- Born: July 7, 1959 (age 67) Massapequa, New York, U.S.
- Occupations: Actress, model
- Years active: 1987–1996
- Spouse: Frank Lloyd (2008–2023; divorced)
- Partner: Ron Leavitt (1991–2008; his death)
- Children: 2

= Jessica Hahn =

American model and actor (born 1959)

Jessica Hahn (born July 7, 1959) is an American model and actress. She frequently appeared on The Howard Stern Show throughout the late 1980s and into the 2000s.

==Jim Bakker scandal==
Hahn first came to public attention in 1987 after the disclosure that televangelist Jim Bakker had paid for her silence in response to an allegation against him of rape, which led to Bakker's announcement that he was stepping down as head of PTL Satellite Network and Heritage USA. According to Hahn, on the afternoon of December 6, 1980, when she was a 21-year-old church secretary, she was drugged and raped by Bakker and another preacher, John Wesley Fletcher. Hahn was given a $279,000 pay-off for her silence, which was paid with PTL's funds to Hahn through Bakker associate Roe Messner. Bakker, who made all of the financial decisions for the PTL organization, allegedly kept two sets of books to conceal the accounting irregularities. Reporters from The Charlotte Observer, led by Charles Shepard, investigated and published a series of articles regarding the PTL organization's finances. This precipitated Bakker's resignation and the publication of Hahn's claims. In his 1997 book, I Was Wrong, Bakker disputed Hahn's account, claiming that he was "set up" and that the sex was consensual.

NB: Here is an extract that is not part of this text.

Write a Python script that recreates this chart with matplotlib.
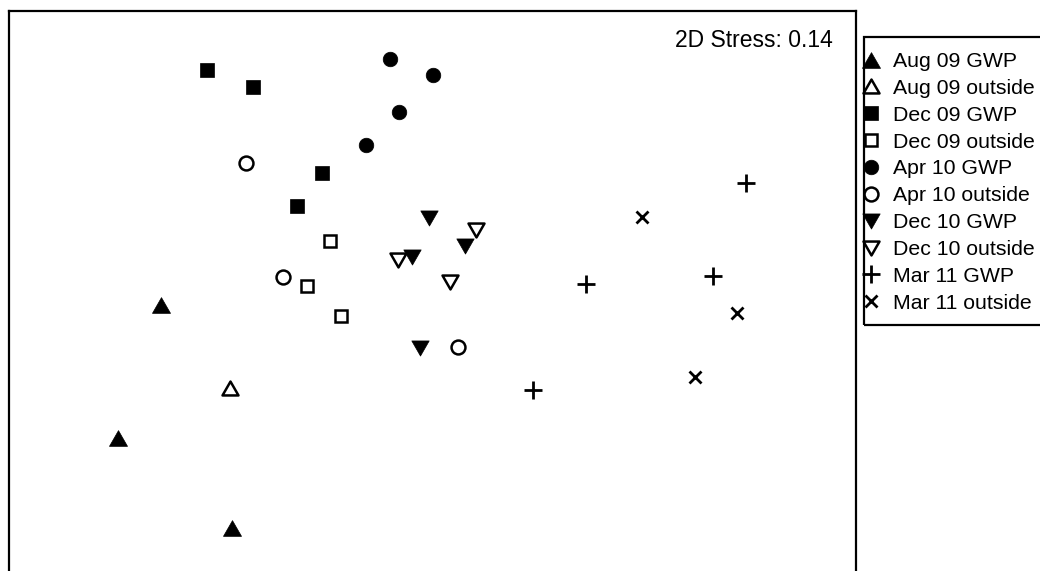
import matplotlib
matplotlib.use("Agg")
import matplotlib.pyplot as plt
from matplotlib.patches import Rectangle
from matplotlib.path import Path

plt.rcParams['font.family'] = ['Liberation Sans', 'DejaVu Sans']

# NMDS ordination coordinates (arbitrary units)
groups = ["Aug 09 GWP", "Aug 09 outside", "Dec 09 GWP", "Dec 09 outside",
          "Apr 10 GWP", "Apr 10 outside", "Dec 10 GWP", "Dec 10 outside",
          "Mar 11 GWP", "Mar 11 outside"]

aug09_gwp_x = [-2.71, -3.14, -2.00]
aug09_gwp_y = [-0.05, -1.38, -2.28]
aug09_out_x = [-2.02]
aug09_out_y = [-0.88]
dec09_gwp_x = [-2.25, -1.79, -1.10, -1.35]
dec09_gwp_y = [2.30, 2.13, 1.27, 0.94]
dec09_out_x = [-1.02, -1.25, -0.91]
dec09_out_y = [0.59, 0.14, -0.16]
apr10_gwp_x = [-0.42, 0.01, -0.33, -0.66]
apr10_gwp_y = [2.41, 2.25, 1.88, 1.55]
apr10_out_x = [-1.86, -1.49, 0.26]
apr10_out_y = [1.37, 0.23, -0.47]
dec10_gwp_x = [-0.03, -0.20, 0.33, -0.12]
dec10_gwp_y = [0.82, 0.43, 0.54, -0.48]
dec10_out_x = [0.44, -0.34, 0.18]
dec10_out_y = [0.70, 0.40, 0.18]
mar11_gwp_x = [3.14, 1.54, 2.81, 1.01]
mar11_gwp_y = [1.17, 0.16, 0.24, -0.90]
mar11_out_x = [2.10, 3.05, 2.63]
mar11_out_y = [0.83, -0.13, -0.77]

stress_label = "2D Stress: 0.14"

W, H = 1040, 571
fig = plt.figure(figsize=(W / 100, H / 100), dpi=100)

def fx(px):
    return px / W

def fy(py):
    return 1 - py / H

ax_left, ax_right, ax_top, ax_bottom = 9, 856, 11, 591
ax = fig.add_axes([fx(ax_left), fy(ax_bottom), (ax_right - ax_left) / W,
                   (ax_bottom - ax_top) / H])
ax.set_xlim(-4.23, 4.24)
ax.set_ylim(-2.91, 2.89)
ax.set_xticks([])
ax.set_yticks([])
for s in ax.spines.values():
    s.set_linewidth(1.6)
    s.set_color('black')

tri_up = Path([(-1, -0.87), (1, -0.87), (0, 0.87), (-1, -0.87)],
              [Path.MOVETO, Path.LINETO, Path.LINETO, Path.CLOSEPOLY])
tri_dn = Path([(-1, 0.87), (1, 0.87), (0, -0.87), (-1, 0.87)],
              [Path.MOVETO, Path.LINETO, Path.LINETO, Path.CLOSEPOLY])

styles = [
    (aug09_gwp_x, aug09_gwp_y, dict(marker=tri_up, markersize=13, mfc='black', mec='black', mew=0.5)),
    (aug09_out_x, aug09_out_y, dict(marker=tri_up, markersize=11.5, mfc='white', mec='black', mew=1.8)),
    (dec09_gwp_x, dec09_gwp_y, dict(marker='s', markersize=10.5, mfc='black', mec='black', mew=0.5)),
    (dec09_out_x, dec09_out_y, dict(marker='s', markersize=8.5, mfc='white', mec='black', mew=1.8)),
    (apr10_gwp_x, apr10_gwp_y, dict(marker='o', markersize=10.5, mfc='black', mec='black', mew=0.5)),
    (apr10_out_x, apr10_out_y, dict(marker='o', markersize=10, mfc='white', mec='black', mew=1.8)),
    (dec10_gwp_x, dec10_gwp_y, dict(marker=tri_dn, markersize=12.5, mfc='black', mec='black', mew=0.5)),
    (dec10_out_x, dec10_out_y, dict(marker=tri_dn, markersize=11.5, mfc='white', mec='black', mew=1.8)),
    (mar11_gwp_x, mar11_gwp_y, dict(marker='+', markersize=13, mfc='black', mec='black', mew=2.0)),
    (mar11_out_x, mar11_out_y, dict(marker='x', markersize=9, mfc='black', mec='black', mew=2.0)),
]

handles = []
for (xs, ys, st), lab in zip(styles, groups):
    ln, = ax.plot(xs, ys, linestyle='none', label=lab, **st)
    handles.append(ln)

fig.text(fx(833), fy(47), stress_label, ha='right', va='baseline',
         fontsize=16.5, color='black')

# legend box
fig.patches.append(Rectangle((fx(864), fy(325)), fx(1045) - fx(864),
                             fy(37) - fy(325), transform=fig.transFigure,
                             facecolor='none', edgecolor='black',
                             linewidth=1.6, figure=fig))

leg = fig.legend(handles=handles, loc='upper left',
                 bbox_to_anchor=(fx(864), fy(52)), frameon=False,
                 fontsize=15.3, borderpad=0, borderaxespad=0,
                 handlelength=0.7, handletextpad=0.68, labelspacing=0.37,
                 numpoints=1)

fig.savefig("out.png", dpi=100)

==Acting and modeling career==
After the public revelation of the Bakker scandal, Hahn posed nude for Playboy (November 1987, December 1987 and September 1988) and videos appeared in several television shows, including Married... with Children. She was also known for her frequent appearances on The Howard Stern Show throughout the late 1980s and into the 2000s.

==Personal life==
Hahn was born in Massapequa, New York, and graduated from Massapequa High School. She had a relationship with comedian Sam Kinison and appeared in his music video for "Wild Thing" in 1988. In 1991, she began a relationship with the co-creator of Married... with Children, Ron Leavitt, which continued until his death in 2008.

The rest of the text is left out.